Border spending bill reaches ridiculous level
Re: the July 9 article "Border 'surge' may unleash flood of spending."
The details of the immigration bill are grotesque. The bill would add $45 billion to border control, a sum so large that even Homeland Security and the Border Patrol question the value of the measures to be funded.
Private prison companies and others have spent millions lobbying Congress on the bill, which would, no doubt, increase those companies' coffers by an amount that will make the lobbying worthwhile.
What different lives these lobbyists lead, compared to the ones they incarcerate for trying to improve their lot with honest work!
As always, the laws govern the poor and the rich govern the laws. We should be able to do better than this repugnant plan.
Erik B. Ryberg
Mailing letter via Phoenix takes too long
Sending a letter across town and receiving a reply used to take approximately two business days and 50 miles instead of the current total of four business days and 500 miles, thanks to the Phoenix postmark now required with the closing of the Cherrybell Stravenue processing facility - supposedly in the name of government efficiency.

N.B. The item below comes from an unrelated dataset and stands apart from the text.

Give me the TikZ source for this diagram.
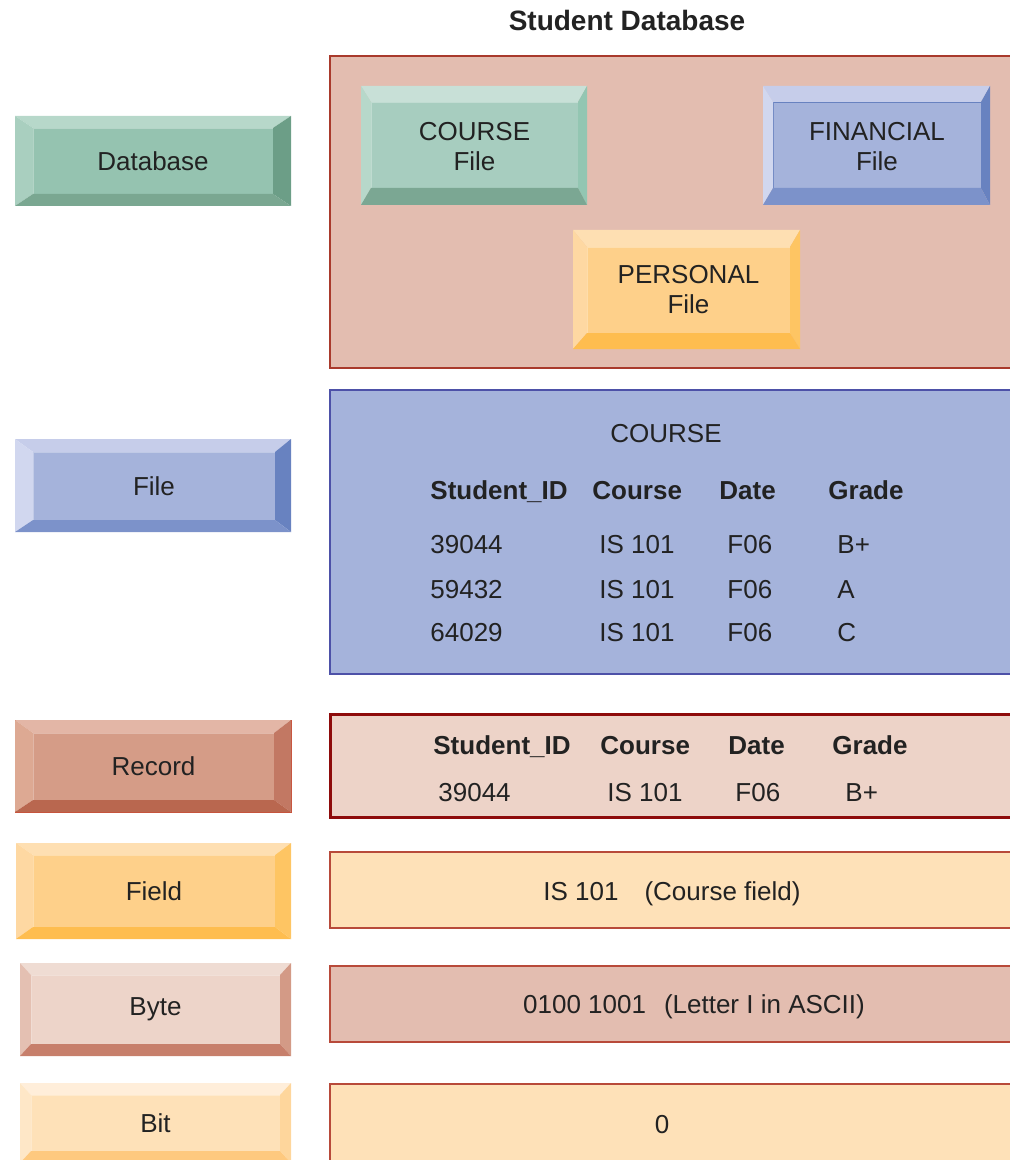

Is quantity alone truly the best standard our elected officials should be using to determine the quality of public services?
Border 'surge' would harm environment
More than $40 billion will be spent militarizing the border in the next 10 years if the Senate gets its way. Its "border surge" calls for doubling the number of Border Patrol agents and adding 348 miles of wall to the 651 miles of walls and barriers already built along the Southwest border. More walls and agents mean more harm to the environment.
Walls do not stop people from crossing. They stop wildlife from accessing habitat and water from following its natural course. Border communities like Nogales have been flooded and scenic landscapes, including wildlife refuges, have been destroyed to build walls. Countless species face a rising threat as their habitats disappear, and Border Patrol off-roading has already scarred the Cabeza Prieta National Wildlife Refuge.
This "border splurge" of taxpayer dollars for an illusion of security would come at the expense of wildlife and the environment.
Sierra Club Borderlands summer intern
City golf courses don't need new managers
The city of Tucson sent out a request for proposal for management of Tucson's city golf courses. They received 15 responses. Tucson Greens Committee is concerned about a company managing our courses from a remote location. Currently, the green fees have been capped by the mayor and City Council, but a remote company may want changes.
In October 2010, the committee recommended and won a unanimous vote from the council not to privatize our golf courses. Given the potential new direction for Tucson golf, it is now more important than ever that the mayor and council listen to the committee's advice.
The five city courses are in excellent shape and financially show a profit. Most golfers believe we are closing Enke and El Rio and this reduces play. Rescind the closure list and notify the golfers. Please play and enjoy Enke and El Rio.
Chairman, Tucson Greens Committee
If not Old Pueblo, how about Baked Apple?
Before we leave the issue of the term Old Pueblo, we should at least mention the nickname Baked Apple - a clever play on New York's Big Apple.